Menteri ESDM tegaskan pentingnya kewajiban hilirisasi nikel di Indonesia



KONTAN.CO.ID - JAKARTA. Kementerian Energi dan Sumber Daya Mineral (ESDM) menilai, hilirisasi di sektor mineral dan batubara (minerba) telah menjadi amanat Undang-Undang (UU) No. 3 Tahun 2020 tentang Perubahan atas UU No. 4 Tahun 2009 tentang Pertambangan Minerba.

Kewajiban hilirisasi yang melekat pada industri pertambangan tidak lain adalah untuk memberikan nilai tambah bagi hasil tambang.

Menteri ESDM Arifin Tasrif mengatakan, kewajiban dari industri pertambangan adalah berpartisipasi dalam proses hilirisasi melalui pembangunan smelter sesuai amanat UU No. 3 Tahun 2020. 


Baca Juga: Kementerian ESDM bercita-cita bangun industri hilir batubara kapasitas 37,6 juta ton

"Kita memang mewajibkan pengolahan sumber-sumber mineral kita. Harus diolah lebih lanjut sehingga bisa memberikan nilai tambah," ujar dia dalam siaran pers di situs Kementerian ESDM, Selasa (28/7).

Saat ini, terdapat 48 proyek smelter nikel yang ditargetkan seluruhnya dapat beroperasi pada tahun 2024, terlepas dari kendala yang dialami para investor akibat pandemi Covid-19 maupun kesulitan lainnya.

"Memang sekarang ada kendala yang timbul yang diakibatkan kondisi sekarang dan juga kesulitan lain dari industri pertambangan untuk membangun smelter," ungkap Arifin.

Makanya, ia bilang, Kementerian ESDM terus berupaya untuk menjembatani kebutuhan para investor tersebut untuk dapat merealisasikan proyek smelter yang sudah direncanakan. Hal itu juga untuk mewujudkan cita-cita Indonesia di sektor minerba, yakni membangun industri hilirisasi dari hulu ke hilir yang memberikan nilai tambah yang tinggi, menyerap tenaga kerja, dan hal positif lainnya.

Salah satu proses yang dapat dilakukan untuk memberikan nilai tambah, khususnya bagi bijih nikel berkadar rendah adalah dengan proses hidrometalurgi. Proses ini dapat mengolah bijih nikel dengan kadar rendah menjadi logam nikel murni.

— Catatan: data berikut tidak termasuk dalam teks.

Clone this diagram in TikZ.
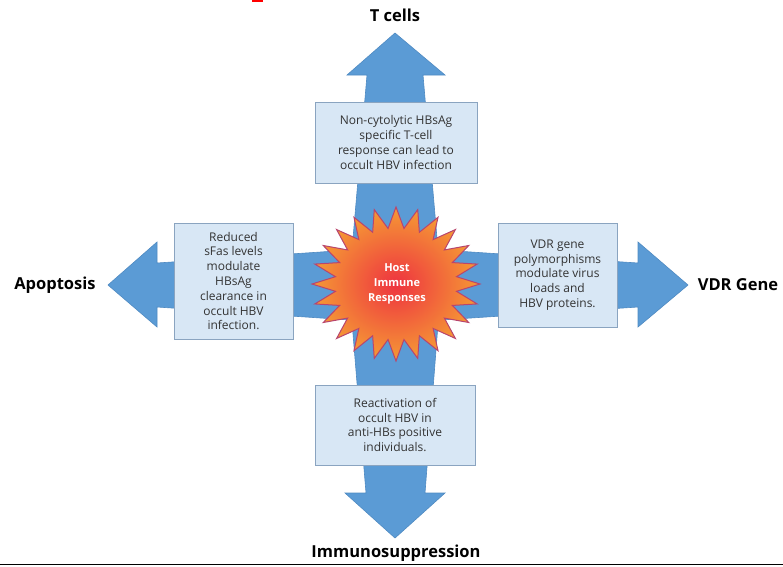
\documentclass[tikz,border=0pt]{standalone}
\usepackage{fontspec}
\setmainfont{Open Sans}
\definecolor{arrowblue}{HTML}{5B9BD5}
\definecolor{arrowedge}{HTML}{4F8AC2}
\definecolor{boxfill}{HTML}{D8E7F5}
\definecolor{boxedge}{HTML}{8AA4C0}
\definecolor{boxtext}{HTML}{333333}
\definecolor{starred}{HTML}{EE3340}
\definecolor{starorange}{HTML}{F59A35}
\definecolor{staredge}{HTML}{B8456E}
\begin{document}
\begin{tikzpicture}[x=1pt,y=-1pt,
  blockarrow/.style={fill=arrowblue, draw=arrowedge, line width=0.6pt, line join=miter},
  infobox/.style={draw=boxedge, fill=boxfill, line width=1pt, text=boxtext,
    font=\fontsize{12}{14.8}\selectfont, align=center, inner sep=0pt},
  biglabel/.style={font=\fontsize{16.5}{19}\selectfont\bfseries, text=black, inner sep=0pt}
]
\useasboundingbox (0,0) rectangle (783,566);
% block arrows
\draw[blockarrow] (349,285) -- (367,75) -- (347,75) -- (395,33) -- (445,75) -- (423,75) -- (441,285) -- cycle;
\draw[blockarrow] (349,285) -- (366,493) -- (345,493) -- (395,538) -- (445,493) -- (425,493) -- (441,285) -- cycle;
\draw[blockarrow] (395,247) -- (157,263) -- (157,242) -- (108,285) -- (157,327) -- (157,307) -- (395,323) -- cycle;
\draw[blockarrow] (395,247) -- (638,263) -- (638,242) -- (688,285) -- (638,327) -- (638,307) -- (395,323) -- cycle;
% boxes
\node[infobox, minimum width=162pt, minimum height=81pt] (tbox) at (396,142.5)
  {Non-cytolytic HBsAg\\specific T-cell\\response can lead to\\occult HBV infection};
\node[infobox, minimum width=119pt, minimum height=116pt] (lbox) at (233.5,281)
  {Reduced\\sFas levels\\modulate\\HBsAg\\clearance in\\occult HBV\\infection.};
\node[infobox, minimum width=119pt, minimum height=104pt] (rbox) at (557.5,275)
  {VDR gene\\polymorphisms\\modulate virus\\loads and\\HBV proteins.};
\node[infobox, minimum width=160pt, minimum height=80pt] (bbox) at (395,425)
  {Reactivation of\\occult HBV in\\anti-HBs positive\\individuals.};
% star
\shadedraw[inner color=starred, outer color=starorange, draw=staredge, line width=1pt]
  plot[samples at={0,...,47}, variable=\k]
  ({396+((1-mod(\k,2))*84+mod(\k,2)*61)*cos(90+\k*7.5)},
   {284-((1-mod(\k,2))*77+mod(\k,2)*56)*sin(90+\k*7.5)}) -- cycle;
\node[font=\fontsize{11}{15}\selectfont\bfseries, text=white, align=center, inner sep=0pt] (host) at (397,284)
  {Host\\Immune\\Responses};
% labels
\node[biglabel] (tcells) at (395,15) {T cells};
\node[biglabel] (apop) at (55,285) {Apoptosis};
\node[biglabel] (vdr) at (738,285) {VDR Gene};
\node[biglabel] (immuno) at (396,553) {Immunosuppression};
% bottom rule and cropped red fragment
\draw[line width=1.5pt] (0,564.5) -- (783,564.5);
\fill[red] (252,0) rectangle (263,1.8);
\end{tikzpicture}
\end{document}
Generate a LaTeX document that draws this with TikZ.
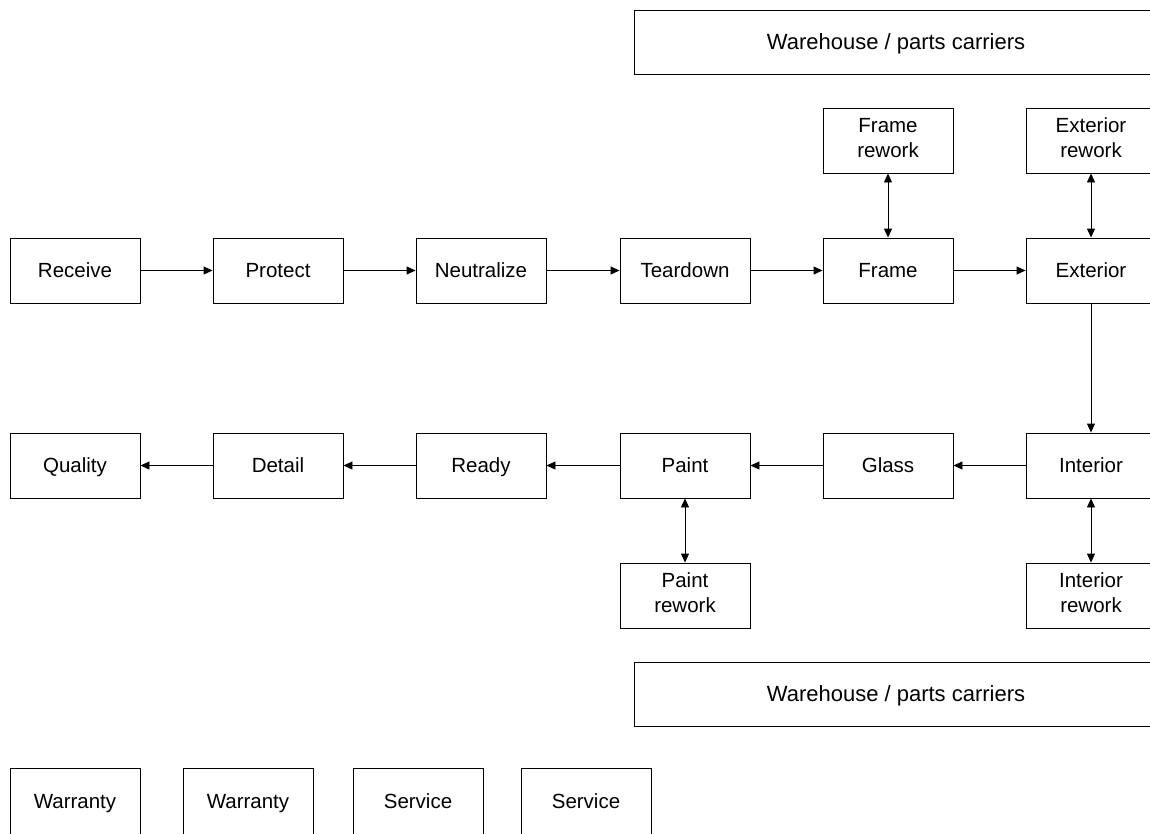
\documentclass[tikz,border=0pt]{standalone}
\usepackage{fontspec}
\setmainfont{Liberation Sans}
\usetikzlibrary{arrows.meta}
\newcommand\boxstrut{\rule[-5pt]{0pt}{24pt}}
\begin{document}
\begin{tikzpicture}[x=1pt,y=-1pt,
  box/.style={draw,line width=0.9pt,minimum width=130pt,minimum height=65pt,inner sep=0pt,align=center,
    font=\fontsize{20.5}{25}\selectfont,execute at begin node=\boxstrut,execute at end node=\boxstrut},
  wide/.style={box,minimum width=524pt,minimum height=64pt,font=\fontsize{22}{26}\selectfont},
  conn/.style={line width=0.9pt,-{Triangle[length=9pt,width=8pt]}},
  bi/.style={line width=0.9pt,{Triangle[length=9pt,width=8pt]}-{Triangle[length=9pt,width=8pt]}}]
\useasboundingbox (0,0) rectangle (1150,833);
\clip (0,0) rectangle (1150,833);
\node[box] (receive) at (75,270.5) {Receive};
\node[box] (protect) at (278,270.5) {Protect};
\node[box] (neutralize) at (481,270.5) {Neutralize};
\node[box] (teardown) at (685,270.5) {Teardown};
\node[box] (frame) at (888,270.5) {Frame};
\node[box] (exterior) at (1091,270.5) {Exterior};
\node[box] (framerw) at (888,140.5) {Frame\\rework};
\node[box] (exteriorrw) at (1091,140.5) {Exterior\\rework};
\node[box] (quality) at (75,465.5) {Quality};
\node[box] (detail) at (278,465.5) {Detail};
\node[box] (ready) at (481,465.5) {Ready};
\node[box] (paint) at (685,465.5) {Paint};
\node[box] (glass) at (888,465.5) {Glass};
\node[box] (interior) at (1091,465.5) {Interior};
\node[box] (paintrw) at (685,595.5) {Paint\\rework};
\node[box] (interiorrw) at (1091,595.5) {Interior\\rework};
\node[wide] (whtop) at (896,42) {Warehouse / parts carriers};
\node[wide] (whbot) at (896,694.5) {Warehouse / parts carriers};
\node[box,minimum height=67pt] (w1) at (75,801.5) {Warranty};
\node[box,minimum height=67pt] (w2) at (248,801.5) {Warranty};
\node[box,minimum height=67pt] (s1) at (418,801.5) {Service};
\node[box,minimum height=67pt] (s2) at (586,801.5) {Service};
\draw[conn] (receive) -- (protect);
\draw[conn] (protect) -- (neutralize);
\draw[conn] (neutralize) -- (teardown);
\draw[conn] (teardown) -- (frame);
\draw[conn] (frame) -- (exterior);
\draw[conn] (exterior) -- (interior);
\draw[conn] (interior) -- (glass);
\draw[conn] (glass) -- (paint);
\draw[conn] (paint) -- (ready);
\draw[conn] (ready) -- (detail);
\draw[conn] (detail) -- (quality);
\draw[bi] (framerw) -- (frame);
\draw[bi] (exteriorrw) -- (exterior);
\draw[bi] (paint) -- (paintrw);
\draw[bi] (interior) -- (interiorrw);
\end{tikzpicture}
\end{document}
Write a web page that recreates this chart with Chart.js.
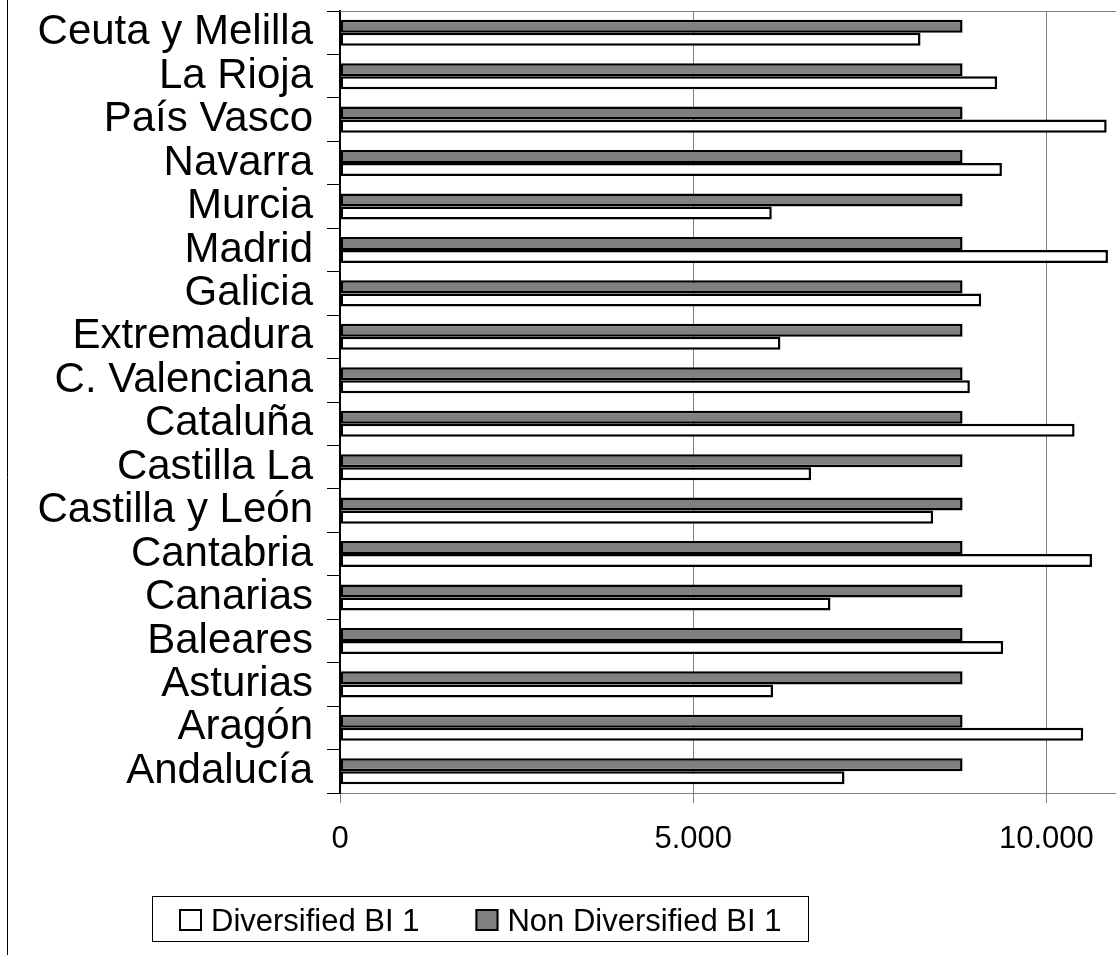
<!DOCTYPE html>
<html>
<head>
<meta charset="utf-8">
<script src="https://cdn.jsdelivr.net/npm/chart.js@4/dist/chart.umd.min.js"></script>
<style>
    html, body { margin: 0; padding: 0; background: #fff; overflow: hidden; }
    #wrap { width: 1116px; height: 955px; position: relative; }
</style>
</head>
<body>
<div id="wrap"><canvas id="regionChart"></canvas></div>
<script>
// categories from top to bottom, as shown in the picture
const regions = [
    "Ceuta y Melilla", "La Rioja", "País Vasco", "Navarra", "Murcia", "Madrid",
    "Galicia", "Extremadura", "C. Valenciana", "Cataluña", "Castilla La",
    "Castilla y León", "Cantabria", "Canarias", "Baleares", "Asturias",
    "Aragón", "Andalucía"
];
const diversified = [
    8218, 9303, 10853, 9370, 6112, 10871,
    9077, 6235, 8916, 10399, 6669,
    8397, 10645, 6943, 9388, 6130,
    10521, 7142
];
const nonDiversified = [
    8813, 8813, 8813, 8813, 8813, 8813,
    8813, 8813, 8813, 8813, 8813,
    8813, 8813, 8813, 8813, 8813,
    8813, 8813
];
const xTicks = [0, 5000, 10000];

const FONT = "'Liberation Sans', Arial, sans-serif";

function fmt(v) {
    return String(v).replace(/\B(?=(\d{3})+(?!\d))/g, ".");
}

// frame lines: outer left edge of the chart box and the top edge of the plot
const framePlugin = {
    id: "frame",
    afterDraw(chart) {
        const ctx = chart.ctx;
        const a = chart.chartArea;
        ctx.save();
        ctx.strokeStyle = "#808080";
        ctx.lineWidth = 1;
        ctx.beginPath();
        ctx.moveTo(a.left, a.top + 0.5);
        ctx.lineTo(a.right, a.top + 0.5);
        ctx.stroke();
        ctx.strokeStyle = "#000";
        ctx.beginPath();
        ctx.moveTo(7.5, 0);
        ctx.lineTo(7.5, chart.height);
        ctx.stroke();
        ctx.restore();
    }
};

// boxed legend, Diversified first
const boxLegend = {
    id: "boxLegend",
    afterDraw(chart) {
        const ctx = chart.ctx;
        const box = { x: 152.5, y: 896.5, w: 656, h: 45 };
        ctx.save();
        ctx.strokeStyle = "#000";
        ctx.lineWidth = 1;
        ctx.strokeRect(box.x, box.y, box.w, box.h);
        ctx.font = "31px " + FONT;
        ctx.textBaseline = "alphabetic";
        let x = 179;
        const order = chart.data.datasets.map((d, i) => i).reverse();
        order.forEach(i => {
            const ds = chart.data.datasets[i];
            ctx.fillStyle = ds.backgroundColor;
            ctx.fillRect(x, 909, 23, 22);
            ctx.strokeStyle = "#000";
            ctx.lineWidth = 2;
            ctx.strokeRect(x + 1, 910, 21, 20);
            ctx.fillStyle = "#000";
            ctx.fillText(ds.label, x + 32, 931);
            x += 32 + ctx.measureText(ds.label).width + 56;
        });
        ctx.restore();
    }
};

new Chart(document.getElementById("regionChart"), {
    type: "bar",
    data: {
        labels: regions,
        datasets: [{
            label: "Non Diversified BI 1",
            data: nonDiversified,
            backgroundColor: "#808080",
            borderColor: "#000",
            borderWidth: 2.5,
            borderSkipped: false
        }, {
            label: "Diversified BI 1",
            data: diversified,
            backgroundColor: "#ffffff",
            borderColor: "#000",
            borderWidth: 2.5,
            borderSkipped: false
        }]
    },
    options: {
        indexAxis: "y",
        responsive: true,
        maintainAspectRatio: false,
        animation: false,
        categoryPercentage: 0.6,
        barPercentage: 1,
        layout: { padding: { top: 11, left: 0, right: 0, bottom: 0 } },
        plugins: {
            legend: { display: false },
            tooltip: { enabled: false }
        },
        scales: {
            x: {
                min: 0,
                max: 10985,
                afterBuildTicks(scale) {
                    scale.ticks = xTicks.map(v => ({ value: v }));
                },
                afterFit(scale) {
                    scale.height = 162;
                    scale.paddingLeft = 0;
                    scale.paddingRight = 0;
                },
                grid: { color: "#808080", lineWidth: 1, tickLength: 10 },
                border: { color: "#808080", width: 1 },
                ticks: {
                    padding: 18,
                    color: "#000",
                    font: { family: FONT, size: 31 },
                    callback: v => fmt(v)
                }
            },
            y: {
                afterFit(scale) {
                    scale.width = 340;
                    scale.paddingTop = 0;
                    scale.paddingBottom = 0;
                },
                grid: { drawOnChartArea: false, color: "#000", tickLength: 13, offset: true },
                border: { color: "#000", width: 2 },
                ticks: {
                    autoSkip: false,
                    padding: 14,
                    color: "#000",
                    font: { family: FONT, size: 42 }
                }
            }
        }
    },
    plugins: [framePlugin, boxLegend]
});
</script>
</body>
</html>
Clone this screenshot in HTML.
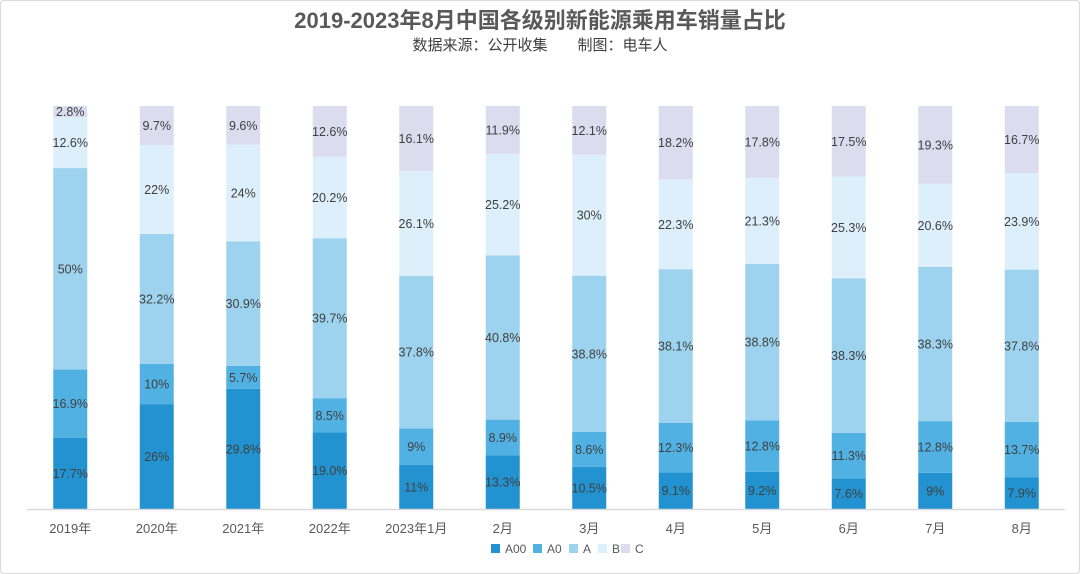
<!DOCTYPE html>
<html><head><meta charset="utf-8"><style>
body{margin:0;background:#fff;}
#wrap{position:relative;width:1078px;height:572px;border:1px solid #d9d9d9;border-radius:4px;overflow:hidden;font-family:"Liberation Sans","Noto Sans CJK SC",sans-serif;}
svg text{font-family:"Liberation Sans","Noto Sans CJK SC",sans-serif;}
</style></head><body>
<div id="wrap">
<svg id="chart" width="1078" height="572">
<text x="539" y="27" text-anchor="middle" font-size="22" font-weight="bold" fill="#595959">2019-2023年8月中国各级别新能源乘用车销量占比</text>
<text x="539" y="49" text-anchor="middle" font-size="15" fill="#404040">数据来源：公开收集　　制图：电车人</text>
</svg>
</div>
<script>
const categories=["2019年","2020年","2021年","2022年","2023年1月","2月","3月","4月","5月","6月","7月","8月"];
const seriesNames=["A00","A0","A","B","C"];
const a00=[17.7,26,29.8,19.0,11,13.3,10.5,9.1,9.2,7.6,9,7.9];
const a0=[16.9,10,5.7,8.5,9,8.9,8.6,12.3,12.8,11.3,12.8,13.7];
const aSeg=[50,32.2,30.9,39.7,37.8,40.8,38.8,38.1,38.8,38.3,38.3,37.8];
const bSeg=[12.6,22,24,20.2,26.1,25.2,30,22.3,21.3,25.3,20.6,23.9];
const cSeg=[2.8,9.7,9.6,12.6,16.1,11.9,12.1,18.2,17.8,17.5,19.3,16.7];
const labelsOverride={"3-0":"19.0%"};
const colors=["#2293d0","#52b1e3","#9dd3ee","#ddeffa","#dcdcef"];
const svg=document.getElementById('chart');
const NS="http://www.w3.org/2000/svg";
const plotL=26,plotR=1064,baseY=508,topY=105;
const band=(plotR-plotL)/categories.length, barW=34;
const xC=i=>plotL+band*(i+0.5);
const yS=p=>baseY-(baseY-topY)*p/100;
const series=[a00,a0,aSeg,bSeg,cSeg];
categories.forEach((cat,i)=>{
  const tot=series.reduce((s,a)=>s+a[i],0);
  let cum=0;
  series.forEach((arr,k)=>{
    const v=arr[i];
    const y0=yS(cum/tot*100), y1=yS((cum+v)/tot*100);
    const r=document.createElementNS(NS,'rect');
    r.setAttribute('x',xC(i)-barW/2);r.setAttribute('y',y1);
    r.setAttribute('width',barW);r.setAttribute('height',y0-y1);
    r.setAttribute('fill',colors[k]);
    
    
    svg.appendChild(r);
    const t=document.createElementNS(NS,'text');
    t.setAttribute('x',xC(i));t.setAttribute('y',(y0+y1)/2+4.5);
    t.setAttribute('text-anchor','middle');t.setAttribute('font-size','12.5');t.setAttribute('fill','#404040');
    t.textContent=labelsOverride[i+'-'+k]||(v+'%');
    
    
    svg.appendChild(t);
    cum+=v;
  });
  const xl=document.createElementNS(NS,'text');
  xl.setAttribute('x',xC(i));xl.setAttribute('y',532);xl.setAttribute('text-anchor','middle');
  xl.setAttribute('font-size','13');xl.setAttribute('fill','#595959');
  xl.textContent=cat;
  
  
  svg.appendChild(xl);
});
const ax=document.createElementNS(NS,'line');
ax.setAttribute('x1',plotL);ax.setAttribute('x2',plotR);ax.setAttribute('y1',baseY+0.5);ax.setAttribute('y2',baseY+0.5);
ax.setAttribute('stroke','#d9d9d9');ax.setAttribute('stroke-width','1.5');


svg.appendChild(ax);
const legX=[490,532,568,597,620];
seriesNames.forEach((n,k)=>{
  const g=document.createElementNS(NS,'g');
  
  
  const r=document.createElementNS(NS,'rect');
  r.setAttribute('x',legX[k]);r.setAttribute('y',543);r.setAttribute('width',9);r.setAttribute('height',9);r.setAttribute('fill',colors[k]);
  g.appendChild(r);
  const t=document.createElementNS(NS,'text');
  t.setAttribute('x',legX[k]+14);t.setAttribute('y',552);t.setAttribute('font-size','12');t.setAttribute('fill','#595959');
  t.textContent=n;g.appendChild(t);
  svg.appendChild(g);
});
</script>
</body></html>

"Sekarang ini ada proses hidrometalurgi, proses yang bisa memproses bijih nikel berkadar rendah. Waktu belum ada larangan ekspor, sulit untuk melakukan kontrol kadar nikel yang kita ekspor. Ke depan sudah akan dibagi, untuk nikel jensi limonit akan diproses dengan hidrometalurgi yang berkadar lebih besar dari 1,8% bisa dicampur dengan yang rendah. Sehingga bisa menambah kemampuan kita berproduksi," terang Arifin.

Baca Juga: Pemerintah pastikan tak sembarangan dorong investasi hilirisasi tambang

Dia juga menjelaskan, Indonesia memiliki cadangan nikel sebanyak 21 juta ton yang bisa bertahan lebih dari 30 tahun.  Adapun 48 proyek smelter nikel berlokasi di Banten, Jawa Timur, Sulawesi Tengah, Sulawesi Tenggara, Sulawesi Selatan, dan Maluku Utara. 11 smelter di antaranya sudah beroperasi, sedangkan 19 smelter lainnya sedang dalam tahap konstruksi.

"Khusus untuk smelter nikel kadar rendah akan menghasilkan produk mixed hydroxide preciptate (MHP), yang merupakan prekursor untuk memproduksi baterai. Ada rencana 6 smelter dan kemungkinan 1 smelter tambahan dari konsorsium BUMN. Seluruhnya kita harapkan dapat beroperasi pada 2024 dan full capacity dapat dilakukan 2-3 tahun setelah beroperasi," tandasnya.